▸ **RECORDS FOR PROCESSING**

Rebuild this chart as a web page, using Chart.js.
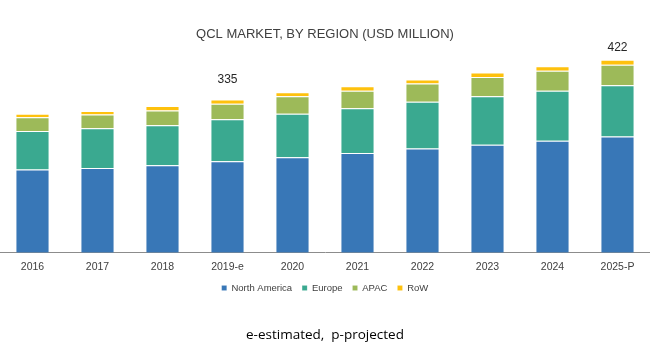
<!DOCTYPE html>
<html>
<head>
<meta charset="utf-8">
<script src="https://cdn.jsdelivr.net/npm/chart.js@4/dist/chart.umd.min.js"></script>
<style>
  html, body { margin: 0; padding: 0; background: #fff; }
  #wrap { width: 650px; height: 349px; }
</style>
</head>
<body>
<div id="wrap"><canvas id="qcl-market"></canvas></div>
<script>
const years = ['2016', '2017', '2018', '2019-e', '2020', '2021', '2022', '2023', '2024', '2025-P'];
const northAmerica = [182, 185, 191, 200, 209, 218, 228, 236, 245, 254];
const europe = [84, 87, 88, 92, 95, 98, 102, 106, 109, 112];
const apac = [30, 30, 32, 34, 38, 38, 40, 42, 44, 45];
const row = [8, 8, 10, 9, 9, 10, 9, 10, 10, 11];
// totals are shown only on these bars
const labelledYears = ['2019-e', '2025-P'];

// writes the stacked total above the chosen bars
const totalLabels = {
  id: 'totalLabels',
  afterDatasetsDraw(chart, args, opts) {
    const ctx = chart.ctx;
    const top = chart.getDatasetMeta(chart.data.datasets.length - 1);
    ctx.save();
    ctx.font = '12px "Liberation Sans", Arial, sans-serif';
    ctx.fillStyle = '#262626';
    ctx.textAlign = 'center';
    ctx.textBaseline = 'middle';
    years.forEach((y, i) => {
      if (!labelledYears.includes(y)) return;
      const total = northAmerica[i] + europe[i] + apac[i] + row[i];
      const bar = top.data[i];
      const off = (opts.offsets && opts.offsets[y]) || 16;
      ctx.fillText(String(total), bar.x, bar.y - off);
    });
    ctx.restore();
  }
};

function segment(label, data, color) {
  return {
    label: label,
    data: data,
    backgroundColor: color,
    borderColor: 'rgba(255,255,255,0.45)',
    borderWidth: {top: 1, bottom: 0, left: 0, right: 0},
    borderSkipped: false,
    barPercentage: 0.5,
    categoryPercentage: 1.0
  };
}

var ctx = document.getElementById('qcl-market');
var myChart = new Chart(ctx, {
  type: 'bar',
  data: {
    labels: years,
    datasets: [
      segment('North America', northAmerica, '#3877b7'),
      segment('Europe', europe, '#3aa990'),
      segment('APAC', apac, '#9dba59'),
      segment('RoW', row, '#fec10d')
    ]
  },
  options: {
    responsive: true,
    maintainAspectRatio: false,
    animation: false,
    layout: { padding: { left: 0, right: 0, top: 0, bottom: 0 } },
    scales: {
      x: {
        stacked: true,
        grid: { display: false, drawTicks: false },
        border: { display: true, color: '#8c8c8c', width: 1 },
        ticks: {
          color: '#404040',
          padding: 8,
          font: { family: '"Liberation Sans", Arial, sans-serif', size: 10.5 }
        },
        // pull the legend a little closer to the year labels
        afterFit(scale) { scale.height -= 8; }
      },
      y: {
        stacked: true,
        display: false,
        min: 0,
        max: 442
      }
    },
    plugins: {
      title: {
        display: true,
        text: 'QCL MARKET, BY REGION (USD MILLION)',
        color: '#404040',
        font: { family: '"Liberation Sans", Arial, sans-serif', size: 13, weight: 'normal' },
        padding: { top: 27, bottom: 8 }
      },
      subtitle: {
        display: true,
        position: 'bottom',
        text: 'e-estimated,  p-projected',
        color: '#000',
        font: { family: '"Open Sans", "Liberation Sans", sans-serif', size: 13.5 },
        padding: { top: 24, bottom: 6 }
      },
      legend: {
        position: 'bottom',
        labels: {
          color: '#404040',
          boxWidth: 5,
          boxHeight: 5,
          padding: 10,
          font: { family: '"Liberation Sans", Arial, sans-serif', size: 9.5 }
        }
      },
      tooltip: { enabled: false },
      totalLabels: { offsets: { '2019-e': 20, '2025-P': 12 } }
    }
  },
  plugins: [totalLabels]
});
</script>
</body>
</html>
---
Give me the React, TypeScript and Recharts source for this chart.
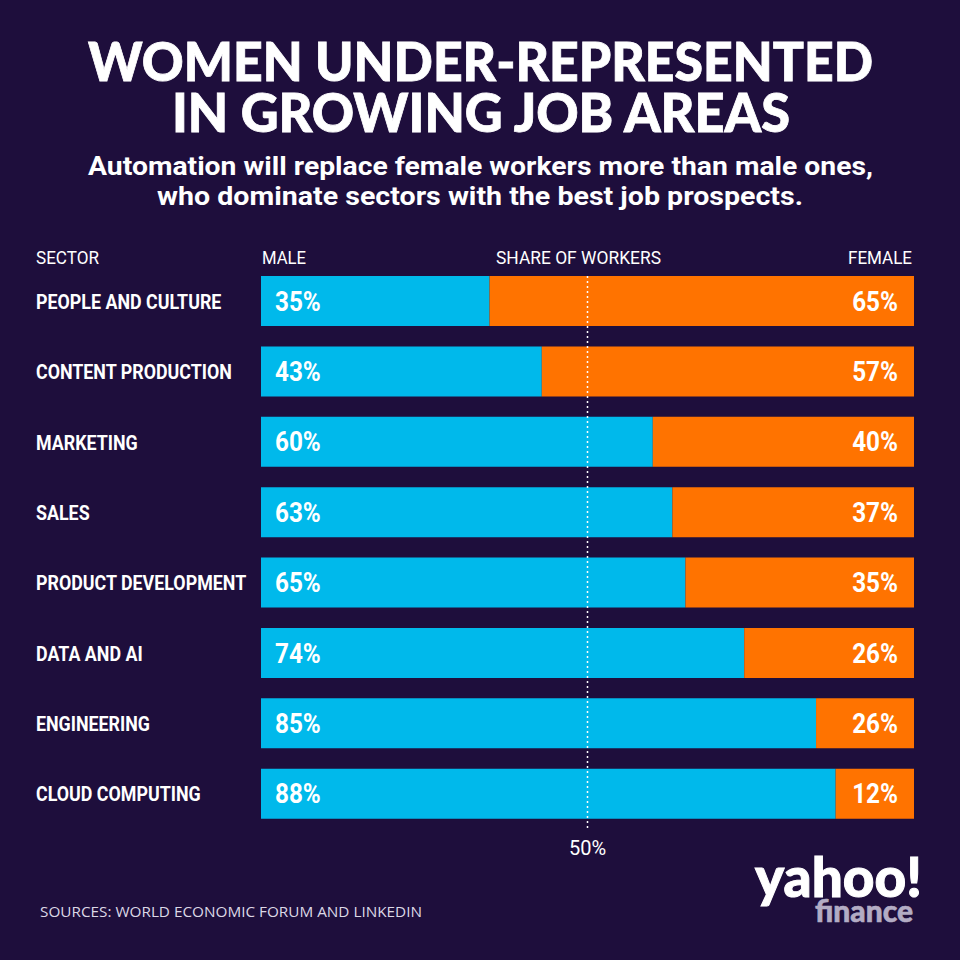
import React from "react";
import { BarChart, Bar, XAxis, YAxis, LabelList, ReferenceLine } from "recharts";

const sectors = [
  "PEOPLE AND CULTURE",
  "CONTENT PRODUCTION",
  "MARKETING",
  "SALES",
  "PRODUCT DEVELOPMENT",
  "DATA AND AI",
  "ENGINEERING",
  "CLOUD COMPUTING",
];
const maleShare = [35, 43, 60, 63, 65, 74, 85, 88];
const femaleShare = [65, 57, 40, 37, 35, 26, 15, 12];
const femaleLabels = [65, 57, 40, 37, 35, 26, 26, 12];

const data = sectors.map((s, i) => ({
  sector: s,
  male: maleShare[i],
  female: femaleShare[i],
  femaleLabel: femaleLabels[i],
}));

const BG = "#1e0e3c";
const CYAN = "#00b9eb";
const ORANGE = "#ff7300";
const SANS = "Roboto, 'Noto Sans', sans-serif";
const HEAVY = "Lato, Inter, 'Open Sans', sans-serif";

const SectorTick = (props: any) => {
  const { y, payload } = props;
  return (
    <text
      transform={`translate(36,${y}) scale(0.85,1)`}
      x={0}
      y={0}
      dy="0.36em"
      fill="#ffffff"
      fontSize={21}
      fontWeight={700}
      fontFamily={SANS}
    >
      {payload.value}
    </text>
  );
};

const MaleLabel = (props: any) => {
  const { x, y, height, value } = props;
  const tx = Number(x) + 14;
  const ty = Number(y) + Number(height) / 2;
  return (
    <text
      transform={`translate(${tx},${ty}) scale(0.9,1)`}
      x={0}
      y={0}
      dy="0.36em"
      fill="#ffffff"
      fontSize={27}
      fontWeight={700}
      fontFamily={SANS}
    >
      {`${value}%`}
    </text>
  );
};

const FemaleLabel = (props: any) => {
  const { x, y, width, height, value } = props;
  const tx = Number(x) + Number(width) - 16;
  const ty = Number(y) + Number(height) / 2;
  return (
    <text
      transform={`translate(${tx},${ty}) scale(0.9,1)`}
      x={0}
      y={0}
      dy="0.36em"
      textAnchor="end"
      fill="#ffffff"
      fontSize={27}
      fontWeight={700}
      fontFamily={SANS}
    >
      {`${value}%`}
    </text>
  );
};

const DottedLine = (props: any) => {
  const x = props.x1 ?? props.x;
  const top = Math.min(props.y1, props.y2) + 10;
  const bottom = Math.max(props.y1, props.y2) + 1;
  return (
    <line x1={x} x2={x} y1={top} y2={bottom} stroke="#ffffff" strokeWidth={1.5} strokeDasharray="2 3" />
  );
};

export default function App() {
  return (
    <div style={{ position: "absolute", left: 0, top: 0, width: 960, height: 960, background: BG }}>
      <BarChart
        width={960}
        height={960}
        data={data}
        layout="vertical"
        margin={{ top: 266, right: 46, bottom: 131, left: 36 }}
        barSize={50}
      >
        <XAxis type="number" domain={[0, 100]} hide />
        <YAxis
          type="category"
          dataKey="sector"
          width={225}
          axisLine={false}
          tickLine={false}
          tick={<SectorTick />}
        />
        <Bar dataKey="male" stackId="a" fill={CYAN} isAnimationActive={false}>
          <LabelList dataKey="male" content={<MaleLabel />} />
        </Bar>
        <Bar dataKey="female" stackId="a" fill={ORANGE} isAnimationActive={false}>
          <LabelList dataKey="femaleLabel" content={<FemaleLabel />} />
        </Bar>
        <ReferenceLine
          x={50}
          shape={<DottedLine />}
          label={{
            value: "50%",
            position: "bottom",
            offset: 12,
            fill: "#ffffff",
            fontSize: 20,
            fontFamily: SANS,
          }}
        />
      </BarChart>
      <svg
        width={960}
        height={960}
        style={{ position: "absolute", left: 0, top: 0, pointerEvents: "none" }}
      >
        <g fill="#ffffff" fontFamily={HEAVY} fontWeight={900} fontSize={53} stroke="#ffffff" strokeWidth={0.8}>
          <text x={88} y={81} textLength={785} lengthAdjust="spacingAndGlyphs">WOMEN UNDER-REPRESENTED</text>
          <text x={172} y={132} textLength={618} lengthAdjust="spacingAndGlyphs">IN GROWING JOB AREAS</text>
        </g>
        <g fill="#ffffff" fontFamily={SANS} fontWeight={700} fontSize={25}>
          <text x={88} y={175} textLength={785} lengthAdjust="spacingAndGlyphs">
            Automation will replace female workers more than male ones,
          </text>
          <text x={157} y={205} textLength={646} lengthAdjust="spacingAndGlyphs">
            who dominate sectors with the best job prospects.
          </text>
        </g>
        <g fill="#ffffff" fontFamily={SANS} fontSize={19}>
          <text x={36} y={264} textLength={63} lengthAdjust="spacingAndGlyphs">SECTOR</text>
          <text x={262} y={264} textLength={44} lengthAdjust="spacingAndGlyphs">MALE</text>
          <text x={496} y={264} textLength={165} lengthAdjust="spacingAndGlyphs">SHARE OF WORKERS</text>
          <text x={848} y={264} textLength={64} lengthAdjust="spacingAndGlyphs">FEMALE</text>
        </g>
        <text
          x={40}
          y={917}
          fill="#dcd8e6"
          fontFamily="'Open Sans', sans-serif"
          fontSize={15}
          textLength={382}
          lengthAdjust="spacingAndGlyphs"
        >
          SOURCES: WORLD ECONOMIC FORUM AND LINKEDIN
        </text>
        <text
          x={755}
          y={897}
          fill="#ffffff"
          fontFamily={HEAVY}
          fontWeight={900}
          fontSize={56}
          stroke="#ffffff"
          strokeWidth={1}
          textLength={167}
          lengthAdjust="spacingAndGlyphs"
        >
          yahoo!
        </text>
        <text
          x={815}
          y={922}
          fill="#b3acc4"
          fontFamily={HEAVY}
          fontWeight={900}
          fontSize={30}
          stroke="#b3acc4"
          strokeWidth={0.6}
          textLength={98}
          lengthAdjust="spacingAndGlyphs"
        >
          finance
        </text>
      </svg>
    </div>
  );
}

▸ **GOAL OF THE EXERCISE**
Skip the pictures and repeat, word for word, the lines from the one containing "Rebuild this chart" to the one containing "const labelledYears = ['2019-e', '2025-P'];", keeping both of those lines.

▸ **WORKED SOLUTION**
Rebuild this chart as a web page, using Chart.js.
<!DOCTYPE html>
<html>
<head>
<meta charset="utf-8">
<script src="https://cdn.jsdelivr.net/npm/chart.js@4/dist/chart.umd.min.js"></script>
<style>
  html, body { margin: 0; padding: 0; background: #fff; }
  #wrap { width: 650px; height: 349px; }
</style>
</head>
<body>
<div id="wrap"><canvas id="qcl-market"></canvas></div>
<script>
const years = ['2016', '2017', '2018', '2019-e', '2020', '2021', '2022', '2023', '2024', '2025-P'];
const northAmerica = [182, 185, 191, 200, 209, 218, 228, 236, 245, 254];
const europe = [84, 87, 88, 92, 95, 98, 102, 106, 109, 112];
const apac = [30, 30, 32, 34, 38, 38, 40, 42, 44, 45];
const row = [8, 8, 10, 9, 9, 10, 9, 10, 10, 11];
// totals are shown only on these bars
const labelledYears = ['2019-e', '2025-P'];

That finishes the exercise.